Need, Access, Utilization and Outcomes of Post-Adoption Services for Adoptive Families: Findings From the National Adoptive Families Study
Methods: The National Adoptive Families Study (NAFS) is a web-based survey of 437 parents who adopted children from the U.S. foster care system. Demographically and geographically, the sample compares favorably to characteristics observed in other national samples of adoptive families. The survey covered a broad array of subjects including family structure and processes before and after the adoption; post-adoptive services the family felt were needed; actual utilization of various post-adoptive services; and positive and negative adoption outcomes including disruption, dissolution, child wellness, and parent wellness. Participants were recruited through partnerships with several national foster parent and adoption resource organizations, through email and social media contact lists. Qualifying participants received a $5 gift card delivered electronically.
Results: As expected, the results of the study show that very few parents who adopted a child from the U.S. foster care system actually accessed specific post-adoptive services (between 6% and 34% for 14 categories of services assessed in the study). Moreover, in most cases half or more of adoptive parents who reported needing a specific post-adoptive service indicated they were not able to access such a service at any time; including case management services (51%), respite care (75%), and trauma-informed therapeutic services (62%). OLS regression models of adoption outcomes show varying relationships between access to post-adoptive services and positive and negative outcomes. In modeling adoption dissolution with post-adoptive services accessed – net of service need – we are able to predict 28% of the variance in adoption dissolution, R2=.28, F(28, 376)=5.15, p<.001, by knowing whether or not the family received parent training services, B=-.12, p<.05, and educational advocacy services, B=-.12, p<.05, (both services preventing dissolution), as well as whether or not the family received substance abuse services, B=.23, p<.01, and crisis intervention services, B=.23, p<.001, (both services uniquely associated with higher rates of dissolution).

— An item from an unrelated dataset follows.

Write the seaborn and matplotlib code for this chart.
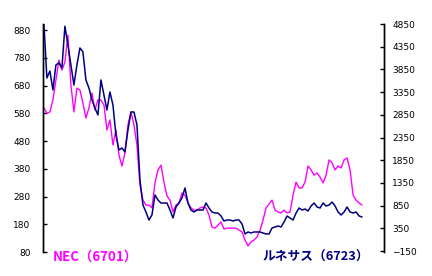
import matplotlib
matplotlib.use("Agg")
import matplotlib.pyplot as plt
import seaborn as sns
import numpy as np
import pandas as pd

# NEC (6701) - left axis, magenta
nec = [600, 580, 585, 628, 700, 772, 736, 765, 862, 682, 585, 671, 664, 617, 563, 599,
       653, 592, 628, 628, 610, 520, 556, 466, 520, 430, 390, 437, 538, 585, 538, 466,
       321, 267, 249, 249, 239, 329, 376, 393, 332, 282, 267, 224, 249, 257, 293, 285,
       257, 239, 231, 231, 239, 242, 239, 213, 170, 166, 177, 188, 163, 166, 166, 166,
       166, 159, 152, 123, 102, 116, 123, 134, 159, 195, 239, 253, 267, 231, 224, 221,
       231, 221, 224, 285, 332, 311, 311, 332, 390, 376, 357, 365, 350, 329, 357, 412,
       401, 376, 390, 383, 412, 419, 376, 285, 267, 257, 249]

# Renesas (6723) - right axis, navy
renesas = [4850, 3661, 3815, 3397, 3948, 3992, 3881, 4800, 4388, 3948, 3507, 3948, 4322,
           4234, 3617, 3441, 3177, 3000, 2846, 3617, 3287, 2956, 3353, 3066, 2405, 2075,
           2119, 2031, 2516, 2912, 2912, 2626, 1414, 863, 709, 533, 643, 1084, 974, 907,
           907, 907, 753, 577, 819, 907, 1018, 1238, 907, 753, 709, 753, 753, 753, 907,
           797, 709, 687, 687, 621, 511, 533, 533, 511, 533, 533, 445, 225, 269, 247, 269,
           269, 269, 247, 225, 225, 357, 379, 401, 379, 489, 621, 577, 533, 687, 797, 753,
           775, 731, 841, 907, 819, 797, 907, 841, 863, 929, 841, 709, 643, 709, 819, 709,
           687, 709, 621, 599]

left_ticks = [80, 180, 280, 380, 480, 580, 680, 780, 880]
right_ticks = [-150, 350, 850, 1350, 1850, 2350, 2850, 3350, 3850, 4350, 4850]
label_nec = "NEC（6701）"
label_ren = "ルネサス（6723）"

days = np.arange(len(nec))
df = pd.DataFrame({"day": days, "nec": nec, "renesas": renesas})

sns.set_style("white")
plt.rcParams["font.family"] = ["DejaVu Sans"]

fig = plt.figure(figsize=(4.32, 2.76), dpi=100)
ax = fig.add_axes([43 / 432, 1 - 252 / 276, (384 - 43) / 432, (252 - 24) / 276])
ax2 = ax.twinx()

sns.lineplot(data=df, x="day", y="nec", ax=ax, color="#FF00FF", linewidth=1.0)
sns.lineplot(data=df, x="day", y="renesas", ax=ax2, color="#000080", linewidth=1.1)

ax.set_xlim(-0.3, 113.3)
ax.set_ylim(80, 902)
ax2.set_ylim(-172, 4850)
ax.set_yticks(left_ticks)
ax2.set_yticks(right_ticks)
ax.set_yticklabels([str(t) for t in left_ticks])
ax2.set_yticklabels([str(t).replace("-", "−") for t in right_ticks])
ax.set_xticks([])
for a in (ax, ax2):
    a.set_xlabel("")
    a.set_ylabel("")
    a.spines["top"].set_visible(False)
    a.spines["bottom"].set_visible(False)
    a.spines["left"].set_visible(True)
    a.spines["right"].set_visible(True)
    a.spines["left"].set_color("black")
    a.spines["right"].set_color("black")
    a.spines["left"].set_linewidth(1.0)
    a.spines["right"].set_linewidth(1.0)
    a.patch.set_alpha(0)
ax.tick_params(axis="y", direction="in", length=3, width=1, labelsize=6.5, pad=9, left=True, colors="black")
ax2.tick_params(axis="y", direction="in", length=3, width=1, labelsize=6.5, pad=6, right=True, colors="black")

fig.text(53 / 432, 1 - 257 / 276, label_nec, color="#FF00FF", fontsize=9.6, fontweight="bold",
         va="center", ha="left", family=["Noto Sans CJK JP", "DejaVu Sans"])
fig.text(263 / 432, 1 - 257 / 276, label_ren, color="#000080", fontsize=9.2, fontweight="bold",
         va="center", ha="left", family=["Noto Sans CJK JP", "DejaVu Sans"])

fig.savefig("out.png", dpi=100, facecolor="white")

Implications: This study provides critical information that fills significant voids in the social work and child welfare academic literatures by highlighting the complexity of the relationship between the need for, and access to post-adoptive services as they relate to adoptive family outcomes. Findings underscore the need for child welfare professionals to identify barriers to service use among adoptive families and to systematically evaluate the effectiveness of existing post-adoption services in relation to adoption outcomes.